Susan Hampshire

Michael Petrovitch & Susan Hampshire
Michael Petrovitch & Susan Hampshire

Susan Hampshire. TCM Overview.

Susan Hampshire has had a long and steady career in British films and television.   She was born in London in 1937.   She appeared as a child actress in the film “The Woman in the Hall”.   As a young adult she had small parts in “Expresso Bongo” and “Upstairs and Downstairs”.   In 1961 she went to Hollywood to guest star in the popular TV series “Adventure in Paradise”.   It did not lead to further offers in the U.S. and she returned to resume her career in Britain.   She was Cliff Richard’s leading lady in “Wonderful Life”.   She has had tremendous successful run in TV series in the UK.   “The Forsyth saga”, “The First Churchills”, “The Pallisers”, “Yhe Grand”, “Monarch of the Glen” and “The Royal” have all starred Susan Hampshire and they span from 1967 to 2009.   This is a very impressive feat.   Her films include “The Fighting Prince of Donegal” and “Violent Enemy”.   Susan Hampshire recalls her “This Is Your Life” here.

TCM Overview:

Best known to American audiences for her portrayal of sturdy upper crust Brits on public TV imports, Susan Hampshire was a celebrated British actress of stage, screen and TV, mostly in her native land. American audiences came to know her through such serials as “The Forsyte Saga” (PBS, 1969-70), in which she was Fleur, the stalwart member of a merchant family, “The First Churchills” (PBS, 1971), in which she was Sarah, the focused member of the Duke of Marlborough’s clan, and as Becky Sharpe in the TV rendition of “Vanity Fair” (PBS, 1972).

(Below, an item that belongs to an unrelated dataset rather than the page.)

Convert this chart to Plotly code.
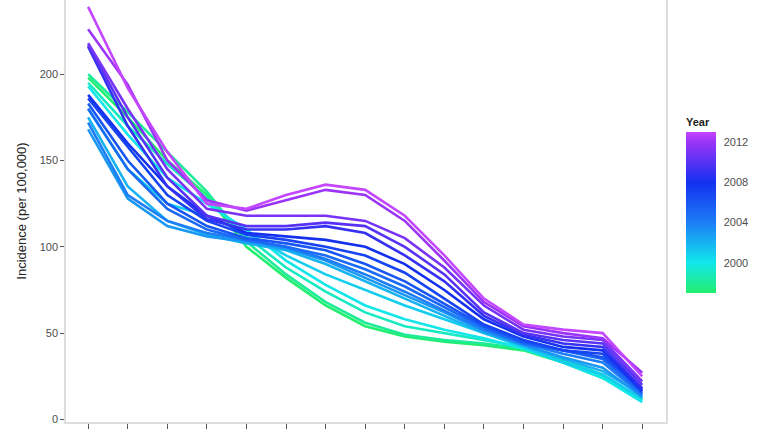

She won Emmy Awards for all three portrayals, and is also remembered as Agnes Wickfield in the “David Copperfield” adaptation shown on NBC in 1970. Additionally, Hampshire was the outspoken Glencora in “The Pallisers” (PBS, 1977), a series about a Victorian family with political leanings.

Hampshire’s work in feature films is less well-known to American audiences. After an appearance as a child in the British-made “The Woman in the Hall” (1947), she appeared in ingenue roles beginning with “Upstairs and Downstairs” (1959). She was the mother in “The Three Lives of Thomasina,” a 1963 Disney film about a girl in a Scottish village who heals animals through love. Her career transformed when she starred in Pierre Granier-Deferre’s “Paris in the Month of August/Paris au mois d’Aout” (1966), in which she appeared in a nude scene. Hampshire later married Granier-Deferre (they divorced in 1974). Her portrayal of African-based naturalist Joy Adamson in “Living Free” (1972), the sequel to “Born Free” in which Elsa the lion has died, received some notice in the States. Some of her other appearances in film, including her work in several French films are almost unknown to US audiences.

Hampshire’s work on stage in England began in the late 50s, and has included Shakespearean interpretations, from Rosalind in “As You Like It” to Katherina in “The Taming of the Shrew” (both at the Shaw Theatre). She played Peter Pan in a 1974 production of the classic musical as well. For most of the 80s, her performing career was virtually inactive. Hampshire devoted herself primarily to writing gardening and children’s’ books, including the “Lucy Jane” series. She authored “Susan’s Story” (1982), which recounted her struggle with dyslexia, and “The Maternal Instinct” (1985), about coping with her daughter’s fatal illness. Hampshire returned to the theatre in a 1990 production of “A Little Night Music” and was on stage at the Savoy Theatre in London in “Relative Values” (1993).